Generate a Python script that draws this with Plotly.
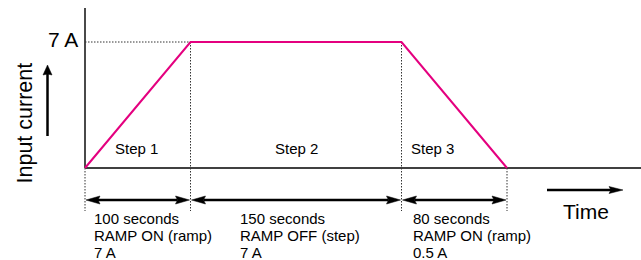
import numpy as np
import plotly.graph_objects as go

# ---------------- data ----------------
step_names = ["Step 1", "Step 2", "Step 3"]
step_durations = ["100 seconds", "150 seconds", "80 seconds"]
step_modes = ["RAMP ON (ramp)", "RAMP OFF (step)", "RAMP ON (ramp)"]
step_currents = ["7 A", "7 A", "0.5 A"]
step_widths = [1, 2, 1]             # schematic (not-to-scale) width of each step
profile_current = [0, 7, 7, 0]      # input current at the step boundaries (A)
level_value = 7
level_label = "7 A"
y_title = "Input current"
x_title = "Time"

# ---------------- geometry / style ----------------
W, H = 641, 260
ORIGIN_PX = (85, 168)      # pixel position of (0, 0)
UNIT_X_PX = 105.5          # pixels per schematic time unit
UNIT_Y_PX = 18.0           # pixels per ampere
MAGENTA = "#E4007F"
FONT = "Liberation Sans, Arial, Helvetica, sans-serif"
DOT = "1.5px,1.5px"


def ux(px):
    return (px - ORIGIN_PX[0]) / UNIT_X_PX


def uy(py):
    return (ORIGIN_PX[1] - py) / UNIT_Y_PX


def dxp(px):
    return px / UNIT_X_PX


def dyp(py):
    return py / UNIT_Y_PX


boundaries = np.concatenate([[0], np.cumsum(step_widths)]).astype(float)

fig = go.Figure()


def line(xs, ys, color="black", width=1.0, dash=None):
    fig.add_trace(go.Scatter(x=list(xs), y=list(ys), mode="lines",
                             line=dict(color=color, width=width, dash=dash),
                             hoverinfo="skip", showlegend=False))


def head(tip_x, tip_y, direction, length_px=14, half_px=4, notch_px=2):
    if direction in ("right", "left"):
        s = 1 if direction == "right" else -1
        bx = tip_x - s * dxp(length_px)
        nx = tip_x - s * dxp(length_px - notch_px)
        xs = [tip_x, bx, nx, bx, tip_x]
        ys = [tip_y, tip_y + dyp(half_px), tip_y, tip_y - dyp(half_px), tip_y]
        back = nx
    else:
        by = tip_y - dyp(length_px)
        ny = tip_y - dyp(length_px - notch_px)
        xs = [tip_x, tip_x - dxp(half_px), tip_x, tip_x + dxp(half_px), tip_x]
        ys = [tip_y, by, ny, by, tip_y]
        back = ny
    fig.add_trace(go.Scatter(x=xs, y=ys, mode="lines", fill="toself",
                             fillcolor="black", line=dict(color="black", width=0.5),
                             hoverinfo="skip", showlegend=False))
    return back


# axes
line([0, 0], [0, uy(8)], color="#4a4a4a", width=2)
line([0, ux(W)], [0, 0], color="black", width=1.5)

# dotted guides
level_end = boundaries[profile_current.index(level_value)]
line([0, level_end], [level_value, level_value], color="#333333", width=1, dash=DOT)
bottom_dot = uy(211)
for bx, cur in zip(boundaries, profile_current):
    line([bx, bx], [cur, bottom_dot], color="#333333", width=1, dash=DOT)

# current profile
line(boundaries, profile_current, color=MAGENTA, width=2)

# duration arrows
arrow_y = uy(200)
for i in range(len(step_widths)):
    lt = boundaries[i] + dxp(1)
    rt = boundaries[i + 1] - dxp(1)
    lb = head(lt, arrow_y, "left")
    rb = head(rt, arrow_y, "right")
    line([lb, rb], [arrow_y, arrow_y], width=2.5)

# y-direction arrow
up_x = ux(47.5)
ub = head(up_x, uy(65), "up", length_px=10, half_px=4.5, notch_px=1)
line([up_x, up_x], [uy(136), ub], width=2.5)

# time arrow
t_y = uy(190)
tb = head(ux(623), t_y, "right", length_px=14, half_px=3.5, notch_px=2)
line([ux(547), tb], [t_y, t_y], width=2.5)

ann = []


def text(x, y, s, size=15, xanchor="center", xshift=0, yshift=0, angle=0):
    ann.append(dict(x=x, y=y, xref="x", yref="y", text=s, showarrow=False,
                    xanchor=xanchor, yanchor="middle", xshift=xshift, yshift=yshift,
                    textangle=angle, font=dict(family=FONT, size=size, color="black")))


# level label and y title
text(ux(80), level_value, level_label, size=21, xanchor="right", yshift=3)
text(ux(24), uy(123.5), y_title, size=21.5, angle=-90)

# step names (inside the chart)
step_name_shift = [(-1.5, "center"), (0, "center"), (7, "left")]
for i, name in enumerate(step_names):
    sh, anc = step_name_shift[i]
    if anc == "center":
        xx = (boundaries[i] + boundaries[i + 1]) / 2
    else:
        xx = boundaries[i]
    text(xx, uy(148), name, size=15, xanchor=anc, xshift=sh)

# step descriptions below the axis
desc_left_px = [8, 48, 10]
desc_rows_py = [218, 235, 252]
for i in range(len(step_names)):
    for row, s in zip(desc_rows_py, [step_durations[i], step_modes[i], step_currents[i]]):
        text(boundaries[i], uy(row), s, size=15, xanchor="left", xshift=desc_left_px[i] - 1)

# x title
text(ux(585.5), uy(211.5), x_title, size=21)

fig.update_layout(
    width=W, height=H,
    margin=dict(l=0, r=0, t=0, b=0),
    paper_bgcolor="white", plot_bgcolor="white",
    xaxis=dict(visible=False, range=[ux(0), ux(W)], fixedrange=True),
    yaxis=dict(visible=False, range=[uy(H), uy(0)], fixedrange=True),
    annotations=ann,
    showlegend=False,
)

fig.write_html(
    "out.html",
    config={"displayModeBar": False},
    post_script="document.body.style.margin='0';document.body.style.overflow='hidden';",
)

_ _ _ _ _ _ _

▶ **TASK**
Skip every picture and return the lines above from the top through the one that contains "import plotly.graph_objects as go".

▶ **ANSWER TO THE EXERCISE**
Generate a Python script that draws this with Plotly.
import numpy as np
import plotly.graph_objects as go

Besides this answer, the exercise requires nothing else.